New Procedures for Navy Pharmacy Save More than $35 Million, Improve Care

By U.S. Medicine

By Annette M. Boyle

Capt. Edward C. Norton, MSC, pharmacy specialty leader for U.S. Navy Bureau of Medicine and Surgery

FALLS CHURCH, VA — After saving $22 million in Phase One, the Navy Pharmacy Financial Improvement Program has expanded from establishing target inventory levels to refining stock levels based on demand and availability — resulting in another $13.5 million in savings.

The Navy spends about $500 million each year on inventory for direct care.

Earlier this year, the program produced a new Standard Operating Procedures manual which codified best clinical practices across all Navy pharmacies and produced additional benefits for pharmacy staff and patients.

“Initially, we asked sites to set inventory levels they thought they needed, and we evaluated how well they moved toward their own goal. After the first year, they gained an understanding of the interplay of inventory levels, finances and patient needs and we saw an additional 29% reduction in inventory,” said Capt. Edward C. Norton, MSC, pharmacy specialty leader for U.S. Navy Bureau of Medicine and Surgery.

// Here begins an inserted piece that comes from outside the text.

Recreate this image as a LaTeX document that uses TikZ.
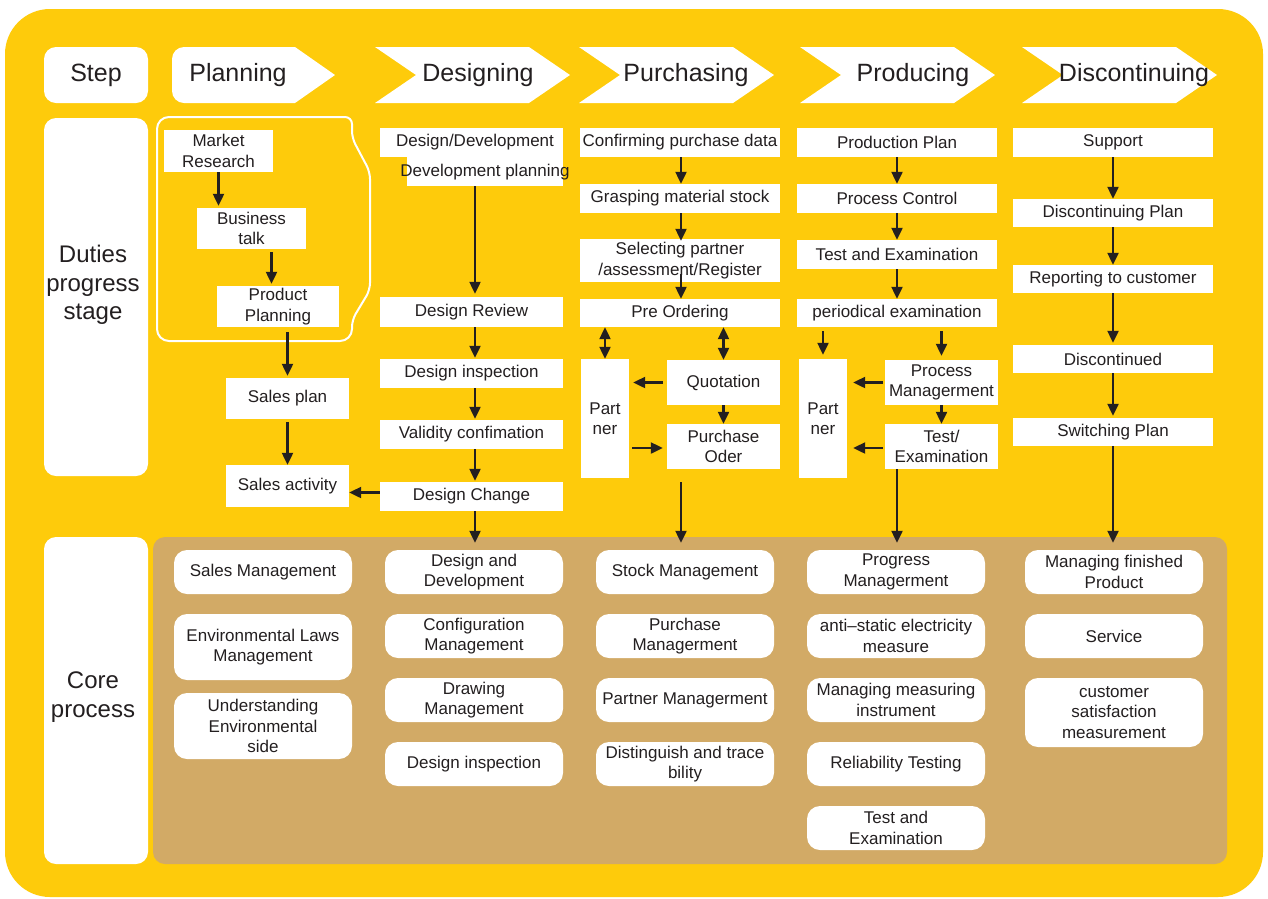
\documentclass[tikz,border=0pt]{standalone}
\usepackage{fontspec}
\setmainfont{Liberation Sans}
\usetikzlibrary{arrows.meta,calc}
\definecolor{ybg}{RGB}{254,203,11}
\definecolor{bbg}{RGB}{210,170,102}
\definecolor{ink}{RGB}{35,31,32}
\begin{document}
\begin{tikzpicture}[x=1pt,y=-1pt,
  tx/.style={text=ink, font=\fontsize{17}{20.5}\selectfont, align=center, inner sep=0pt},
  bx/.style={tx, fill=white, minimum width=200pt, minimum height=29pt},
  cb/.style={tx, fill=white, rounded corners=13pt, minimum width=178pt, minimum height=44pt},
  hd/.style={text=ink, font=\fontsize{25}{28}\selectfont, inner sep=0pt},
  rl/.style={fill=white, rounded corners=12pt, inner sep=0pt, minimum width=104pt},
  rt/.style={text=ink, font=\fontsize{24}{28.5}\selectfont, align=center, inner sep=0pt},
  arr/.style={draw=ink, line width=2.2pt, -{Triangle[width=11pt,length=12pt]}},
  darr/.style={draw=ink, line width=2.2pt, {Triangle[width=11pt,length=12pt]}-{Triangle[width=11pt,length=12pt]}},
  ov/.style={label={[tx]center:#1}}]
\useasboundingbox (0,0) rectangle (1268,898);
\fill[white] (0,0) rectangle (1268,898);
\fill[ybg, rounded corners=45pt] (5,9) rectangle (1263,897);
\fill[bbg, rounded corners=12pt] (153,537) rectangle (1227,864);

% row labels
\node[rl, minimum height=56pt] (step) at (96,75) {};
\node[hd] (steptx) at (step) {Step};
\node[rl, minimum height=358pt] (duty) at (96,297) {};
\node[rt] (dutytx) at (93,285) {Duties\\progress\\stage};
\node[rl, minimum height=327pt] (core) at (96,700.5) {};
\node[rt] (coretx) at (93,697) {Core\\process};

% header chevrons
\fill[white] (335,75) -- (295,103) [rounded corners=12pt] -- (172,103) -- (172,47) [sharp corners] -- (295,47) -- cycle;
\foreach \L in {375,579,800,1022}{
  \fill[white] (\L,47) -- (\L+154,47) -- (\L+195,75) -- (\L+154,103) -- (\L,103) -- (\L+41,75) -- cycle;
}
\node[hd] (h1) at (238,75) {Planning};
\node[hd] (h2) at (478,75) {Designing};
\node[hd] (h3) at (686,75) {Purchasing};
\node[hd] (h4) at (913,75) {Producing};
\node[hd] (h5) at (1134,75) {Discontinuing};

% planning group outline
\draw[white, line width=2pt, rounded corners=12pt] (157,229) -- (157,117) [rounded corners=7pt] -- (352,117) -- (352,138) -- (370,172) -- (370,290) -- (352,320) [rounded corners=12pt] -- (352,341) -- (157,341) -- cycle;

% Planning boxes
\node[bx, minimum width=109pt, minimum height=42pt] (mr) at (218.5,151) {Market\\Research};
\node[bx, minimum width=109pt, minimum height=41pt] (bt) at (251.5,228.5) {Business\\talk};
\node[bx, minimum width=122pt, minimum height=41pt] (pp) at (278,306.5) {Product\\Planning};
\node[bx, minimum width=123pt, minimum height=41pt] (sp) at (287.5,398.5) {Sales plan};
\node[bx, minimum width=123pt, minimum height=42pt] (sa) at (287.5,486) {Sales activity};

% Designing boxes
\node[bx, minimum width=183pt] (dd) at (471.5,142.5) {};
\node[tx] (ddtx) at (475,142) {Design/Development};
\node[bx, minimum width=156pt] (dp) at (485,171.5) {};
\node[tx] (dptx) at (485,172.5) {Development planning};
\node[bx, minimum width=183pt, minimum height=30pt] (dr) at (471.5,312) {Design Review};
\node[bx, minimum width=183pt] (di) at (471.5,373.5) {Design inspection};
\node[bx, minimum width=183pt] (vc) at (471.5,434.5) {Validity confimation};
\node[bx, minimum width=183pt] (dc) at (471.5,496.5) {Design Change};

% Purchasing boxes
\node[bx, ov={Confirming purchase data}] (cpd) at (680,142.5) {};
\node[bx] (gms) at (680,198.5) {Grasping material stock};
\node[bx, minimum height=43pt] (spr) at (680,260.5) {Selecting partner\\/assessment/Register};
\node[bx, minimum height=28pt] (po) at (680,313) {Pre Ordering};
\node[bx, minimum width=48pt, minimum height=119pt] (pa1) at (605,418.5) {Part\\ner};
\node[bx, minimum width=113pt, minimum height=45pt] (quo) at (723.5,382.5) {Quotation};
\node[bx, minimum width=113pt, minimum height=45pt] (pod) at (723.5,446.5) {Purchase\\Oder};

% Producing boxes
\node[bx] (prp) at (897,142.5) {Production Plan};
\node[bx] (pc) at (897,198.5) {Process Control};
\node[bx] (tae) at (897,254.5) {Test and Examination};
\node[bx, minimum height=28pt] (pe) at (897,313) {periodical examination};
\node[bx, minimum width=48pt, minimum height=119pt] (pa2) at (823,418.5) {Part\\ner};
\node[bx, minimum width=113pt, minimum height=45pt, ov={Process\\Managerment}] (pm) at (941.5,382.5) {};
\node[bx, minimum width=113pt, minimum height=45pt] (te) at (941.5,446.5) {Test/\\Examination};

% Discontinuing boxes
\node[bx] (sup) at (1113,142.5) {Support};
\node[bx, minimum height=28pt] (dpl) at (1113,213) {Discontinuing Plan};
\node[bx, minimum height=28pt] (rtc) at (1113,279) {Reporting to customer};
\node[bx, minimum height=28pt] (dis) at (1113,359) {Discontinued};
\node[bx, minimum height=28pt] (swp) at (1113,432) {Switching Plan};

% Core process boxes
\node[cb] (c11) at (263,572) {Sales Management};
\node[cb, minimum height=66pt] (c12) at (263,647) {Environmental Laws\\Management};
\node[cb, minimum height=66pt] (c13) at (263,726) {Understanding\\Environmental\\side};

\node[cb] (c21) at (474,572) {Design and\\Development};
\node[cb] (c22) at (474,636) {Configuration\\Management};
\node[cb] (c23) at (474,700) {Drawing\\Management};
\node[cb] (c24) at (474,764) {Design inspection};

\node[cb] (c31) at (685,572) {Stock Management};
\node[cb] (c32) at (685,636) {Purchase\\Managerment};
\node[cb, ov={Partner Managerment}] (c33) at (685,700) {};
\node[cb] (c34) at (685,764) {Distinguish and trace\\bility};

\node[cb] (c41) at (896,572) {Progress\\Managerment};
\node[cb] (c42) at (896,636) {anti–static electricity\\measure};
\node[cb] (c43) at (896,700) {Managing measuring\\instrument};
\node[cb] (c44) at (896,764) {Reliability Testing};
\node[cb] (c45) at (896,828) {Test and\\Examination};

\node[cb] (c51) at (1114,572) {Managing finished\\Product};
\node[cb] (c52) at (1114,636) {Service};
\node[cb, minimum height=69pt] (c53) at (1114,712.5) {customer\\satisfaction\\measurement};

% column axes
\coordinate (xd) at (475,0);
\coordinate (xp) at (681,0);
\coordinate (xr) at (897,0);
\coordinate (xs) at (1113,0);

% Planning arrows
\draw[arr, shorten >=2pt] (mr.south) -- (mr.south |- bt.north);
\draw[arr, shorten <=3pt, shorten >=2pt] ([xshift=20pt]bt.south) -- ([xshift=20pt]bt.south |- pp.north);
\draw[arr, shorten <=5pt, shorten >=2pt] (sp.north |- pp.south) -- (sp.north);
\draw[arr, shorten <=3pt] (sp.south) -- (sa.north);
\draw[arr] ($(dc.west)+(0,-4)$) -- ($(dc.west -| sa.east)+(0,-4)$);

% Designing arrows
\draw[arr, shorten >=3pt] (xd |- dp.south) -- (xd |- dr.north);
\draw[arr, shorten >=1pt] (xd |- dr.south) -- (xd |- di.north);
\draw[arr, shorten >=1pt] (xd |- di.south) -- (xd |- vc.north);
\draw[arr, shorten >=1pt] (xd |- vc.south) -- (xd |- dc.north);
\draw[arr, shorten >=7pt] (xd |- dc.south) -- (xd |- c21.north);

% Purchasing arrows
\draw[arr] (xp |- cpd.south) -- (xp |- gms.north);
\draw[arr, shorten >=-2pt] (xp |- gms.south) -- (xp |- spr.north);
\draw[arr] ($(xp |- spr.south)+(0,-8)$) -- (xp |- po.north);
\draw[darr] (pa1.north |- po.south) -- (pa1.north);
\draw[darr] (quo.north |- po.south) -- (quo.north);
\draw[arr, shorten <=4pt, shorten >=4pt] (quo.west) -- (quo.west -| pa1.east);
\draw[arr, shorten <=3pt, shorten >=4pt] ($(pa1.east |- pod.west)+(0,1.5)$) -- ($(pod.west)+(0,1.5)$);
\draw[arr] (quo.south) -- (pod.north);
\draw[arr, shorten >=7pt] ($(xp |- pod.south)+(0,13)$) -- (xp |- c31.north);

% Producing arrows
\draw[arr] (xr |- prp.south) -- (xr |- pc.north);
\draw[arr] (xr |- pc.south) -- (xr |- tae.north);
\draw[arr] (xr |- tae.south) -- (xr |- pe.north);
\draw[arr, shorten <=4pt, shorten >=4pt] (pa2.north |- pe.south) -- (pa2.north);
\draw[arr, shorten <=4pt, shorten >=4pt] (pm.north |- pe.south) -- (pm.north);
\draw[arr, shorten <=2pt, shorten >=6pt] (pm.west) -- (pm.west -| pa2.east);
\draw[arr, shorten <=2pt, shorten >=6pt] ($(te.west)+(0,1.5)$) -- ($(te.west -| pa2.east)+(0,1.5)$);
\draw[arr] (pm.south) -- (te.north);
\draw[arr, shorten >=7pt] (xr |- te.south) -- (xr |- c41.north);

% Discontinuing arrows
\draw[arr] (sup.south) -- (dpl.north);
\draw[arr] (dpl.south) -- (rtc.north);
\draw[arr, shorten >=2pt] (rtc.south) -- (dis.north);
\draw[arr, shorten >=2pt] (dis.south) -- (swp.north);
\draw[arr, shorten >=7pt] (swp.south) -- (xs |- c51.north);
\end{tikzpicture}
\end{document}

Pharmacies in the continental United States now keep less than a 30-day supply of medications on hand, while those overseas maintain an inventory of up to 45 days, to allow for additional shipping time.

“These numbers are averages, as pharmacies will have just a few days on hand for fast moving items and have well in excess of 30 to 45 days of infrequently used but critical life-saving medications,” Norton told U.S. Medicine.

Pharmacies that run short of medications generally can place an order by 4 p.m. and expect it to be shipped the following day. In addition, each pharmacy can receive as many as three drop shipments per month, enabling them to receive drugs and supplies later the same day.

Hospital Corpsman 2nd Class Rachel Cruz-Bowser inventories prescription medicine in the pharmacy at Naval Station Everett Branch Medical Clinic in Everett, WA. The clinic provides health services to military personnel, DOD civilians and their dependents residing near Naval Station Everett. U.S. Navy photo by Mass Communication Specialist 2nd Class Jeffrey Willadsen.

Branding Navy Medicine

The Pharmacy Financial Improvement program proved so effective in managing inventory to meet critical needs while reducing costs that program leadership set their sights on broader processes — standardizing key clinical processes.

The team first reviewed processes at pharmacies across Navy facilities and identified best practices.

“We thought that if all pharmacies followed the best practices, it would improve patient experience and safety,” Norton said. “We have a mobile patient population, and we want to make it as seamless as possible for our people to move between facilities. We’re branding Navy medicine much like McDonald’s. It’s about creating expectations of experience.”

Previously, Navy policy stated that “Navy pharmacies may transfer prescriptions from other sites,” but some chose not to, said Norton. So if, for example, a patient moved from California to Maryland, the California pharmacy might have said there was no problem with transferring prescriptions, yet the patient might arrive in Maryland to find that the pharmacy there did not accept transfers. The new standards mandate that all pharmacies accept prescription transfers.

Patients also might have encountered difficulty picking up prescriptions because of differences in how pharmacists used the DRX [dispensing] system.

“Some pharmacists saw the system as an administrative program and checked as completed when the prescription was filled, not when it was picked up. If the patient actually went elsewhere to pick up the medications, the system would show that they were already dispensed and the patient couldn’t get them,” Norton noted. The SOP clarified when the record should be marked as complete, giving patients more options for pick-up.